The Newport Folk Festival, which, earlier this year, returned to its original roots as a nonprofit event, has taken another step that organizers say will help ensure that it “remains a significant, viable, and influential institution for years to come.” To further advance the dialogue with both established and emerging artists, the Newport Festivals Foundation, Inc. announced the creation of its Newport Folk Festival Board of Advisors. Named to the panel were Gillian Welch, Ramblin’ Jack Elliott, Jim James of My Morning Jacket, Colin Meloy of The Decemberists, and Ben Knox Miller of The Low Anthem.

“Each of these musicians personifies and enhances the spirit of the Newport Folk Festival, which honors past, present, and future icons of the ever-changing folk scene,” said George Wein, who chairs the foundation and who, along with Pete Seeger, co-founded the festival that has been held in or near the coastal Rhode Island resort city since 1959. The next Newport Folk Festival is set for July 28-29, 2012 at Fort Adams State Park.

Gillian Welch (Photo by Paxton X)

Each of the founding advisory board members has performed at the festival – several of them appeared this summer –and has a special connection that has bonded them to Newport, according to a Sept. 28 news release issued by the foundation. ”To attend the Newport Folk Festival is to be part of the unbroken chain of American music that connects Mother Maybelle Carter and Mississippi John Hurt to Bob Dylan and Bill Monroe, and Emmylou Harris and Mavis Staples,” maintains Gillian Welch, whose latest album, The Harrow & the Harvest, has topped the Roots Music Report Roots Country radio chart for weeks. “The scene is vibrant and diverse, the faces of folk change; and yet for 52 years, the Newport Folk Festival has succeeded in keeping us connected to our own living tradition.”

Adds Colin Meloy, “The importance and influence of the Newport Folk Festival is undeniable.
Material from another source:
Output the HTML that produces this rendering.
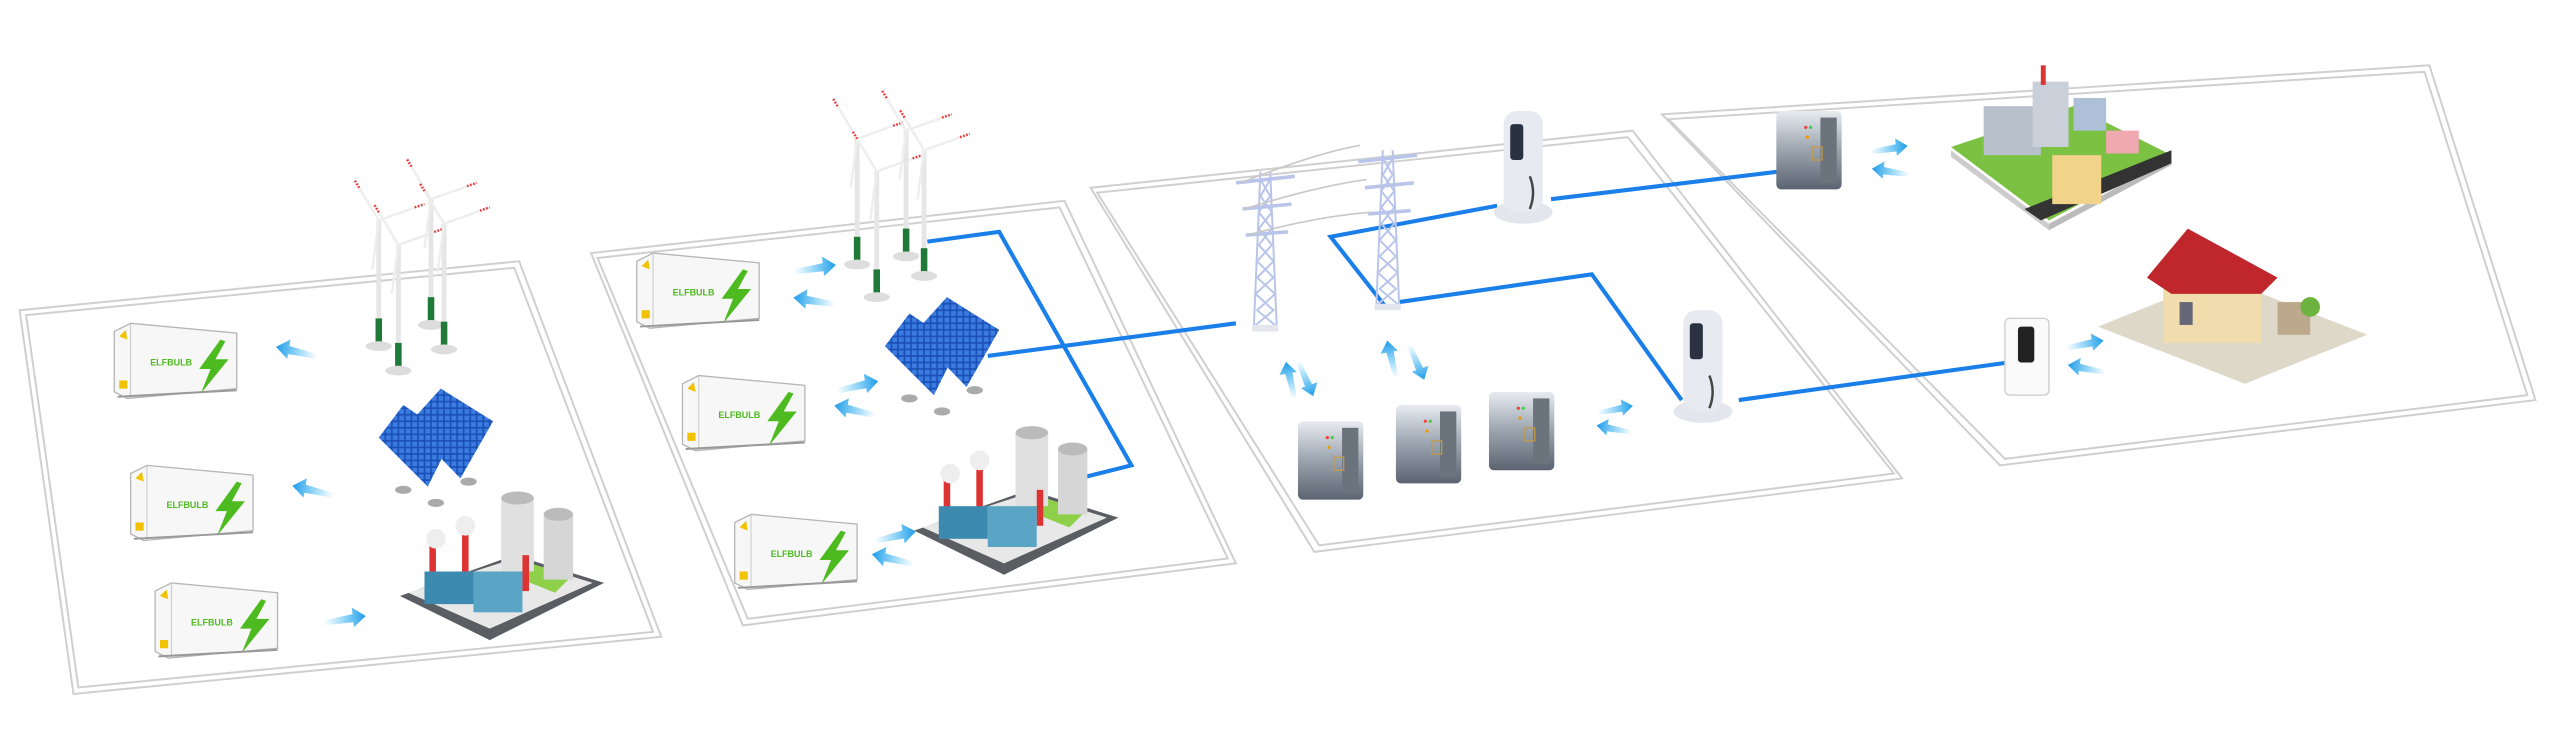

I’m proud to be involved with the festival because I feel like it can have real and lasting relevance to a new generation of musicians.”

Besides interacting with other musical artists, Welch, Meloy and the other members of the festival’s new board of advisors will serve as talent scouts and will be a collective sounding board for the festival’s producers and organizers in helping to shape future festival lineups.

“Returning to our nonprofit status, it’s imperative that we have artists who can help us shape the future of this festival,” said Jay Sweet, the festival’s talent programmer and producer. “The connection the festival has with its artists and the music world is a characteristic that has enabled us to be successful and unique while presenting unforgettable, once-in-a-lifetime, impromptu performances. Thanks to the support of these five advisors, we will remain relevant for another 50 years and beyond.”

The Newport Folk Festival was founded during the folk revival era and helped launch the careers of such artists as Joan Baez (who was introduced to the world by Bob Gibson at the inaugural event in 1959) and Bob Dylan during the 1960s. Financial problems forced its cancellation in 1970, and a last-minute license rescission by the Newport City Council the following year was followed by a 15-year hiatus. It was revived in 1985. Wein sold the production company that staged both the Newport Folk and Jazz Festivals to Festival Network LLC in 2007. Realizing that financial concerns of the for-profit company and the Rhode Island Department of Environmental Management’s termination of its license agreement for running the festivals might sink both events, Wein stepped in to help keep the festivals afloat in 2009 and has been at their helm since then.